NEW HAMPSHIRE AVE: THIS IS A PLACE TO...

ORGANIZER NAME

DANCE EXCHANGE

LOCATION

TAKOMA PARK, MD

GEOGRAPHICAL CONTEXT

SUBURBAN

ARTISTIC DISCIPLINES

DANCE, VISUAL ARTS

WEBSITE

DANCEEXCHANGE.ORG


The Washington, DC suburb of Takoma Park is home to many new residents from India, El Salvador, China, Ethiopia, and other countries, a number of whom have opened businesses along New Hampshire Avenue, the six-lane highway that forms the city’s eastern boundary. While the highway is an important artery, its auto-centric design endangers those who walk along it or cross it (many of whom are new Americans) and discourages foot traffic to their businesses. As part of its efforts to make New Hampshire Avenue more human-friendly, Takoma Park’s Housing and Community Development Department invited local dance company Dance Exchange to help them better understand users’ relationships to the thoroughfare.
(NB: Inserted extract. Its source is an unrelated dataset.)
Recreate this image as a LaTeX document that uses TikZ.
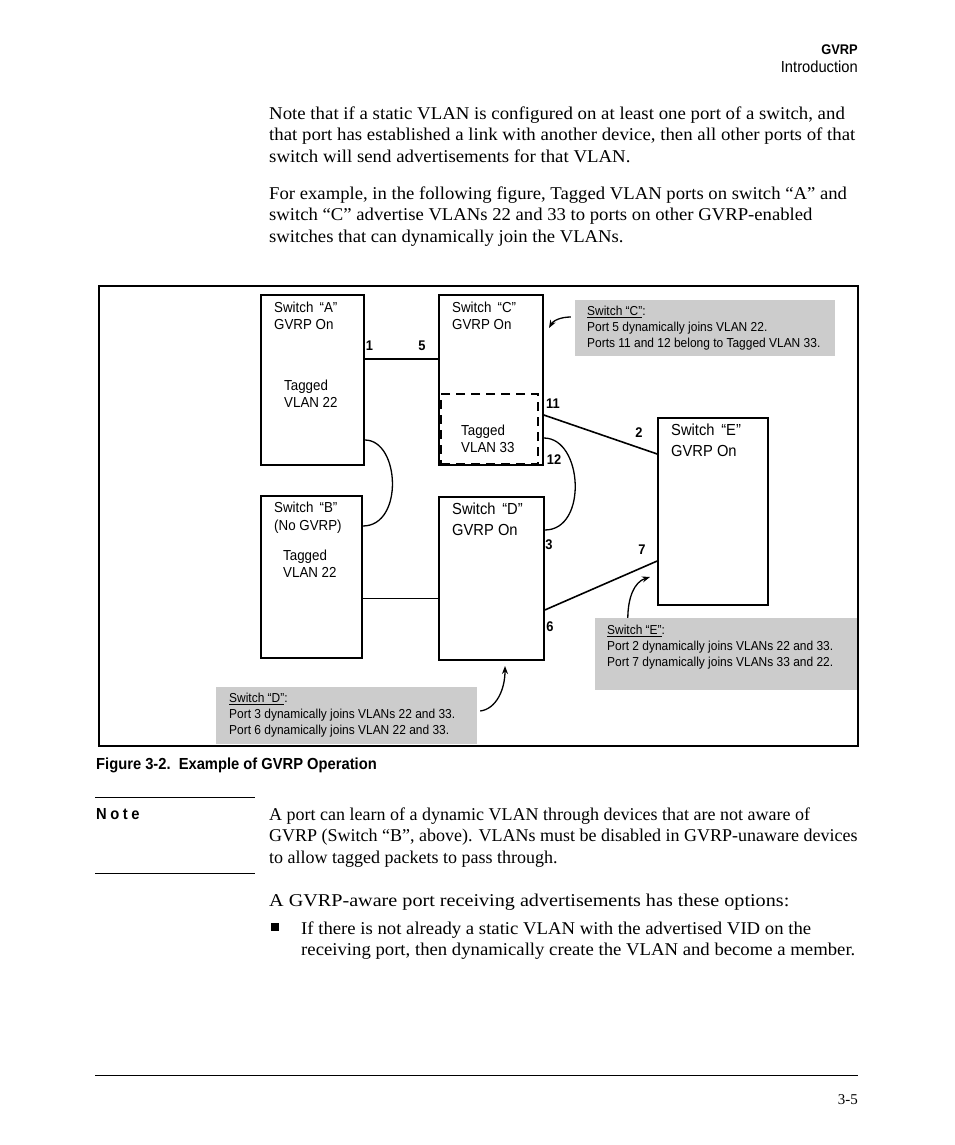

Employing dance, visual art, sculpture, photography, and storytelling in a suite of artistic experiences, the company posed six core questions to residents, community leaders, business owners, and city staff, including: “What brings us to this place?” “What traditions do we carry here?” “What do we hope for the future of the Avenue?” Over the course of more than a year, a team of Dance Exchange artists, under the direction of the company’s executive artistic director Cassie Meador, worked with Takoma Park residents to gather and incorporate local cultural feedback into its municipal planning processes, and to shift the narrative of a place so often defined by its transportation challenges.